Ventes aux enchères

Catherine Chadelat : « Préservons la singularité française »

Par Marie Potard · Le Journal des Arts

Le 23 avril 2014 - 1169 mots

Catherine Chadelat, présidente du Conseil des ventes volontaires, engage les commissaires-priseurs à jouer collectif, oser de nouvelles stratégies et se développer à l’international.

Selon vous, comment se portent les commissaires-priseurs en France actuellement ?
Il ne m’appartient pas de répondre à leur place quelle que soit la connaissance que j’ai de cette profession. En revanche, l’observation économique continue à laquelle procède le Conseil des ventes volontaires (CVV) conduit à certaines constatations. Malgré la crise, le marché des enchères reste globalement le même dans ses résultats. Mais si l’on approfondit, le jugement est plus contrasté. Ce qui me frappe, c’est l’accélération des transformations structurelles et fonctionnelles : fort développement d’un marché non régulé mais de qualité moyenne ; internationalisation totale du marché régulé pour les ventes de prestige ; concurrence exacerbée face à une certaine raréfaction des vendeurs ; utilisation généralisée du net…
Il m’est bien difficile dans ces conditions de porter une appréciation générale. Mais ce qui m’inquiète, c’est que ces facteurs sont porteurs d’une certaine instabilité. Je ne sais pas ce que sera le marché des enchères dans dix ans. Déjà les pronostics sur les conséquences de la réforme de 2000 et la concentration des structures ont été déjoués. La singularité française sera-t-elle préservée ? Je le souhaite vivement mais, j’ai déjà eu l’occasion de le dire, je n’en suis pas absolument sûre. Je suis une inconditionnelle de la vente aux enchères. C’est la meilleure protection du consommateur, celle qui assure le plus de transparence et offre le plus de garanties, fixant objectivement le prix du marché. C’est un instrument extrêmement porteur dans son champ d’application comme le montre l’apparition de nouveaux secteurs : vintage, BD… Pourquoi pas demain les biens immatériels ? Et puis c’est un univers magique, un musée éphémère. Le marché français a de nombreux atouts : la diversité et la qualité des objets, un fort ancrage de la notion de collection, des compétences professionnelles, tant du côté des commissaires-priseurs que des experts, des restaurateurs… Il y a aussi l’attractivité de la France et je ne m’associe pas à cet égard, à ces critiques récurrentes et contre-productives sur la « surfiscalisation ». Les choses sont beaucoup plus nuancées. Dans ce contexte, je l’avoue, lorsque je m’adresse aux commissaires-priseurs, je leur dis « Allez-y », c’est plus que jamais le moment de relever le défi de la compétitivité française.

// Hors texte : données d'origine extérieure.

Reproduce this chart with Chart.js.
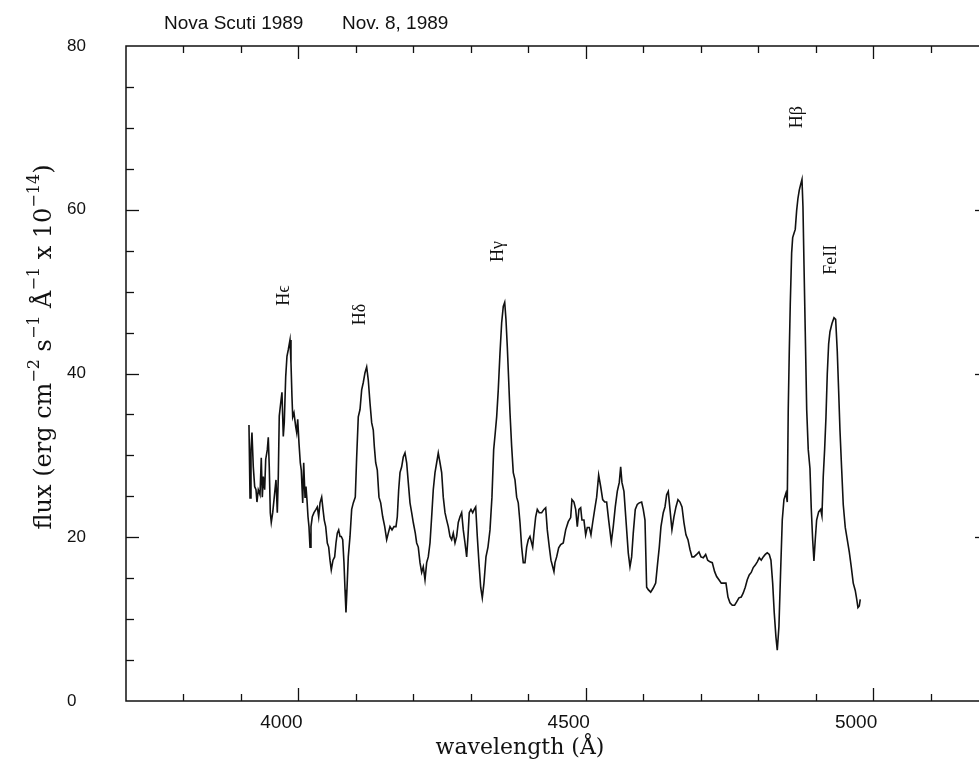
<!DOCTYPE html>
<html><head><meta charset="utf-8">
<script src="https://cdn.jsdelivr.net/npm/chart.js@4.4.1/dist/chart.umd.min.js"></script>
<style>
html,body{margin:0;padding:0;overflow:hidden;background:#fff;width:979px;height:763px}
#wrap{position:absolute;left:0;top:0;width:1000px;height:763px}
</style></head><body>
<div id="wrap"><canvas id="c" width="1000" height="763"></canvas></div>
<script>
// ---- data ----
const wavelength = [
3914.0,3915.8,3917.5,3919.2,3921.5,3923.9,3926.2,3927.9,3930.2,3933.2,3935.4,3937.2,3938.9,3941.3,3943.1,3945.9,3947.6,3949.3,3951.1,3952.8,3955.3,3958.0,3961.0,3963.3,3965.0,
3966.7,3969.2,3971.4,3973.7,3975.4,3977.9,3980.1,3982.4,3985.4,3987.1,3988.8,3990.1,3992.3,3995.3,3997.0,3998.8,4001.0,4003.3,4005.0,4007.5,4009.2,4011.5,4013.2,4014.9,4016.7,
4018.4,4020.2,4021.9,4024.2,4027.1,4030.6,4032.9,4035.3,4037.6,4040.5,4042.8,4045.0,4047.5,4050.3,4052.7,4055.0,4057.2,4060.2,4063.1,4065.4,4067.7,4070.1,4072.4,4074.6,4077.1,
4079.3,4081.1,4082.8,4084.5,4086.8,4089.8,4092.7,4095.5,4099.0,4101.4,4104.2,4107.2,4110.1,4112.9,4115.9,4118.8,4121.6,4124.6,4127.5,4130.3,4132.1,4134.5,4137.3,4140.2,4143.2,
4146.7,4150.2,4153.6,4156.4,4159.4,4162.9,4166.3,4169.8,4172.1,4174.5,4176.8,4179.7,4182.5,4185.5,4188.4,4191.2,4194.2,4197.1,4199.9,4203.4,4205.8,4208.6,4211.6,4214.5,4217.3,
4220.3,4223.2,4226.0,4229.0,4231.9,4234.7,4237.7,4240.6,4243.4,4246.4,4249.3,4252.1,4255.1,4258.0,4260.8,4263.8,4266.7,4269.5,4272.5,4275.4,4278.2,4281.2,4284.1,4286.9,4289.9,
4292.8,4295.1,4297.3,4300.3,4303.3,4306.0,4308.5,4311.3,4314.2,4317.2,4320.0,4322.9,4326.4,4329.9,4333.4,4336.8,4339.8,4342.6,4345.0,4347.8,4350.8,4353.7,4356.5,4359.0,4361.2,
4363.5,4365.9,4368.2,4371.1,4373.9,4376.9,4379.8,4382.6,4385.6,4388.5,4391.3,4394.3,4397.2,4400.0,4403.0,
4407.7,4409.9,4412.9,4415.7,4419.1,4423.3,4427.3,4430.3,4433.1,4436.6,4439.5,4442.5,4444.7,4446.5,4449.4,4452.9,4456.4,4460.9,4465.1,4469.6,4473.8,4476.0,4479.5,4482.5,4485.3,4488.2,4491.2,4493.4,4496.9,4499.9,
4502.7,4506.2,4509.1,4512.1,4515.6,4519.0,4522.5,4526.0,4529.5,4533.0,4536.4,4539.9,4544.5,4547.9,4551.4,4554.9,4558.4,4560.8,4563.0,4566.5,4570.0,4574.0,4577.0,4579.9,4582.7,4586.2,4589.7,4593.1,4597.3,4600.1,
4603.1,4606.0,4608.8,4613.0,4617.5,4621.7,4625.2,4628.0,4630.9,4634.9,4637.9,4640.8,4643.6,4646.6,4650.0,4653.5,4657.0,4660.5,4664.0,4667.5,4670.9,4674.4,4677.9,4681.4,4684.9,4688.4,4693.0,4697.0,4700.5,4704.5,
4708.7,4712.2,4716.2,4720.2,4724.3,4727.8,4731.8,4735.9,4740.5,4744.0,4747.5,4751.0,4755.0,4759.1,4762.6,4766.6,4770.6,4774.1,4777.6,4781.1,4784.5,4788.0,4791.5,4795.0,4798.5,4802.0,4805.4,4808.9,4812.4,4815.9,
4819.4,4822.3,4825.3,4828.0,4831.0,4833.3,4836.2,4839.2,4842.0,4844.9,4848.4,4850.7,4852.4,4854.2,4855.9,4858.3,4860.1,4862.3,4864.6,4867.0,4869.3,4871.6,4874.0,4876.3,4878.0,4879.8,4882.0,4884.5,4887.2,4890.2,
4892.4,4894.9,4897.1,4899.4,4901.8,4905.3,4908.8,4911.0,4913.3,4915.7,4918.0,4920.3,4922.7,4925.0,4928.5,4932.0,4934.9,4937.7,4940.1,4942.4,4945.3,4948.1,4951.6,4955.1,4958.6,4962.0,4965.5,4969.0,4971.4,4973.7,4976.0,4977.7
];
const flux = [
33.7,24.8,30.7,32.8,28.6,26.2,25.8,24.3,25.8,25.2,29.7,24.9,27.4,25.8,29.5,30.7,32.2,28.6,23.0,21.8,23.0,24.9,27.0,23.0,27.4,
34.8,36.4,37.7,32.3,34.0,39.6,42.1,42.9,44.1,41.3,37.2,34.7,35.2,33.5,32.8,34.4,31.5,29.1,28.2,24.2,29.1,24.9,26.2,24.6,22.5,
21.3,18.8,21.3,22.5,23.0,23.4,23.7,22.5,24.2,24.9,23.4,22.1,21.3,19.3,18.8,17.2,16.0,17.2,17.6,19.3,20.5,20.9,20.1,20.1,19.7,
16.9,13.6,10.8,13.6,17.6,20.1,23.4,24.2,24.9,29.8,34.7,35.6,38.0,38.9,40.1,40.8,39.2,36.4,34.0,33.1,31.1,29.1,28.2,24.9,24.2,
22.5,21.3,19.7,20.5,21.3,20.9,21.3,21.3,22.5,25.8,27.9,28.6,29.8,30.3,29.1,26.7,24.2,23.0,21.8,20.5,19.3,18.8,16.9,15.7,16.4,
14.8,16.9,17.6,19.3,22.5,25.8,27.9,29.1,30.3,29.1,27.9,24.9,23.0,22.1,21.3,20.1,19.7,20.5,19.3,20.1,21.8,22.5,23.0,20.9,19.3,
17.6,20.1,23.0,23.4,23.0,23.4,23.7,20.1,16.9,13.9,12.6,14.4,17.6,18.8,20.9,24.9,30.7,32.8,34.7,38.0,42.5,46.2,48.2,48.7,46.6,
43.3,39.2,35.2,31.1,27.9,27.0,24.9,24.2,21.8,18.8,16.9,16.9,18.8,19.7,20.1,
18.8,20.5,22.5,23.4,23.0,23.0,23.4,23.6,20.9,18.8,17.2,16.4,15.8,16.9,17.6,18.7,19.1,19.3,20.9,21.9,22.4,24.6,24.3,23.4,21.3,23.4,23.6,22.1,22.1,20.3,
21.2,21.2,20.3,21.8,23.4,24.9,27.6,26.2,24.6,24.3,24.3,22.1,19.4,21.3,23.7,25.6,26.7,28.6,26.7,25.6,22.1,18.1,16.4,17.6,20.5,23.4,24.0,24.2,24.3,23.4,
22.1,13.9,13.6,13.3,13.8,14.4,16.9,18.8,21.3,23.0,23.7,25.2,25.6,23.4,20.9,22.5,23.7,24.6,24.3,23.7,21.8,20.3,19.7,18.5,17.6,17.6,17.9,18.2,17.6,17.5,
17.9,17.2,17.0,16.9,15.8,15.2,14.8,14.4,14.4,14.4,12.7,12.0,11.7,11.7,12.1,12.6,12.7,13.2,13.9,14.8,15.4,15.7,16.3,16.6,17.0,17.5,17.2,17.6,17.9,18.1,
17.9,17.2,14.4,10.8,7.8,6.2,9.1,16.0,22.1,24.6,25.4,24.3,35.6,42.7,48.4,54.7,56.6,57.1,57.6,59.9,61.4,62.4,63.1,63.7,60.4,53.3,45.1,35.6,30.7,28.4,
23.6,19.7,17.1,19.7,22.1,23.1,23.4,22.6,27.4,30.7,34.6,39.9,43.6,45.1,46.1,46.8,46.6,42.7,37.9,33.1,28.4,24.0,21.2,19.7,18.2,16.4,14.4,13.5,12.5,11.4,11.6,12.4
];
if (wavelength.length !== flux.length) throw new Error('length mismatch ' + wavelength.length + ' vs ' + flux.length);

const xTickValues = [4000, 4500, 5000];
const yTickValues = [0, 20, 40, 60, 80];
const lineNames = ['H\u03F5', 'H\u03B4', 'H\u03B3', 'H\u03B2', 'FeII'];
const lineLabelWavelength = [3975, 4107, 4347, 4868, 4927];
const lineLabelFlux = [49.5, 47.2, 54.9, 71.3, 53.9];
const titleLeft = 'Nova Scuti 1989';
const titleRight = 'Nov. 8, 1989';
const xAxisTitle = 'wavelength (\u00C5)';
const yAxisTitleParts = [
  {t: 'flux (erg cm'}, {t: '\u22122', sup: true}, {t: ' s'}, {t: '\u22121', sup: true},
  {t: ' \u00C5'}, {t: '\u22121', sup: true}, {t: ' x 10'}, {t: '\u221214', sup: true}, {t: ')'}
];

// ---- drawing ----
const INK = '#111111';
const SANS = '"Liberation Sans", Arial, Helvetica, sans-serif';
const SERIF = '"DejaVu Serif", "Liberation Serif", serif';
const LSERIF = '"Liberation Serif", "DejaVu Serif", serif';

const decor = {
  id: 'decor',
  afterDraw(chart) {
    const {ctx, chartArea: a, scales: {x, y}} = chart;
    ctx.save();
    ctx.strokeStyle = INK;
    ctx.fillStyle = INK;
    ctx.lineWidth = 1.5;
    ctx.strokeRect(a.left, a.top, a.right - a.left, a.bottom - a.top);
    const seg = (x1, y1, x2, y2) => { ctx.beginPath(); ctx.moveTo(x1, y1); ctx.lineTo(x2, y2); ctx.stroke(); };
    ctx.lineWidth = 1.3;
    for (let v = 3800; v <= 5100; v += 100) {
      const px = Math.round(x.getPixelForValue(v)) + 0.5;
      const L = v % 500 === 0 ? 13 : 7;
      seg(px, a.bottom, px, a.bottom - L);
      seg(px, a.top, px, a.top + L);
    }
    for (let v = 5; v < 80; v += 5) {
      const py = Math.round(y.getPixelForValue(v)) + 0.5;
      const L = v % 20 === 0 ? 13 : 8;
      seg(a.left, py, a.left + L, py);
      seg(a.right, py, a.right - L, py);
    }
    // top title
    ctx.textBaseline = 'alphabetic';
    ctx.textAlign = 'left';
    ctx.font = '19px ' + SANS;
    ctx.fillText(titleLeft, 164, 29);
    ctx.fillText(titleRight, 342, 29);
    // x axis title
    ctx.textAlign = 'center';
    ctx.font = '22px ' + SERIF;
    ctx.fillText(xAxisTitle, 520, 754);
    // y axis title with superscripts
    ctx.save();
    ctx.translate(51, 347);
    ctx.rotate(-Math.PI / 2);
    ctx.textAlign = 'left';
    const base = 24;
    let total = 0;
    const items = yAxisTitleParts.map(p => {
      const fs = p.sup ? Math.round(base * 0.66) : base;
      ctx.font = fs + 'px ' + SERIF;
      const w = ctx.measureText(p.t).width;
      total += w;
      return {p, fs, w};
    });
    let cx = -total / 2;
    items.forEach(it => {
      ctx.font = it.fs + 'px ' + SERIF;
      ctx.fillText(it.p.t, cx, it.p.sup ? -base * 0.5 : 0);
      cx += it.w;
    });
    ctx.restore();
    // spectral line labels
    ctx.font = '18px ' + LSERIF;
    ctx.textAlign = 'center';
    ctx.textBaseline = 'middle';
    lineNames.forEach((name, i) => {
      const px = x.getPixelForValue(lineLabelWavelength[i]);
      const py = y.getPixelForValue(lineLabelFlux[i]);
      ctx.save();
      ctx.translate(px, py);
      ctx.rotate(-Math.PI / 2);
      ctx.fillText(name, 0, 0);
      ctx.restore();
    });
    ctx.restore();
  }
};

new Chart(document.getElementById('c').getContext('2d'), {
  type: 'line',
  data: {
    datasets: [{
      data: wavelength.map((w, i) => ({x: w, y: flux[i]})),
      borderColor: INK,
      borderWidth: 1.6,
      pointRadius: 0,
      tension: 0,
      fill: false
    }]
  },
  options: {
    responsive: false,
    devicePixelRatio: 1,
    animation: false,
    parsing: false,
    layout: {padding: {left: 67, top: 46, right: 12, bottom: 0}},
    plugins: {legend: {display: false}, tooltip: {enabled: false}, title: {display: false}},
    scales: {
      x: {
        type: 'linear', position: 'bottom', min: 3700, max: 5200,
        grid: {display: false, drawTicks: false},
        border: {display: false},
        afterBuildTicks: s => { s.ticks = xTickValues.map(v => ({value: v})); },
        afterFit: s => { s.height = 62; },
        ticks: {
          color: INK, font: {family: SANS, size: 19}, padding: 10, labelOffset: -17,
          maxRotation: 0, autoSkip: false, callback: v => String(v)
        }
      },
      y: {
        type: 'linear', position: 'left', min: 0, max: 80,
        grid: {display: false, drawTicks: false},
        border: {display: false},
        afterBuildTicks: s => { s.ticks = yTickValues.map(v => ({value: v})); },
        afterFit: s => { s.width = 59; },
        ticks: {color: INK, font: {family: SANS, size: 17}, crossAlign: 'far', padding: 0, callback: v => String(v)}
      }
    }
  },
  plugins: [decor]
});
</script>
</body></html>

Drouot est en perte de vitesse, comment faire pour inverser la courbe ?
Drouot est un lieu mythique, unique au monde, une « marque » irremplaçable. Mais c’est un fait, depuis une dizaine d’années, la part de marché des opérateurs de Drouot recule. Je crois qu’il ne faut pas mélanger les choses. Drouot est une entreprise privée qui a comme vocation première d’offrir aux opérateurs parisiens un lieu de vente. La manière dont cette entreprise est gérée relève de la responsabilité de ses dirigeants et des associés qui la composent ; c’est à eux qu’il appartient d’apporter les changements qu’ils estimeraient souhaitables dans le fonctionnement de leur groupe. Tout autre est la question de la stratégie des utilisateurs de Drouot. D’abord je relève l’importance des ventes courantes à Drouot. Je constate ensuite, une tendance nouvelle dans la stratégie de certains opérateurs de disposer de leur propre lieu de vente. J’observe enfin que la concurrence est de plus en plus forte sur la place parisienne dans les ventes de prestige, ce qui nécessite des moyens accrus que seule une assise financière solide permet. C’est aux opérateurs parisiens de s’interroger sur ces évolutions quant à l’avenir de leur secteur à Paris, en France et à l’international.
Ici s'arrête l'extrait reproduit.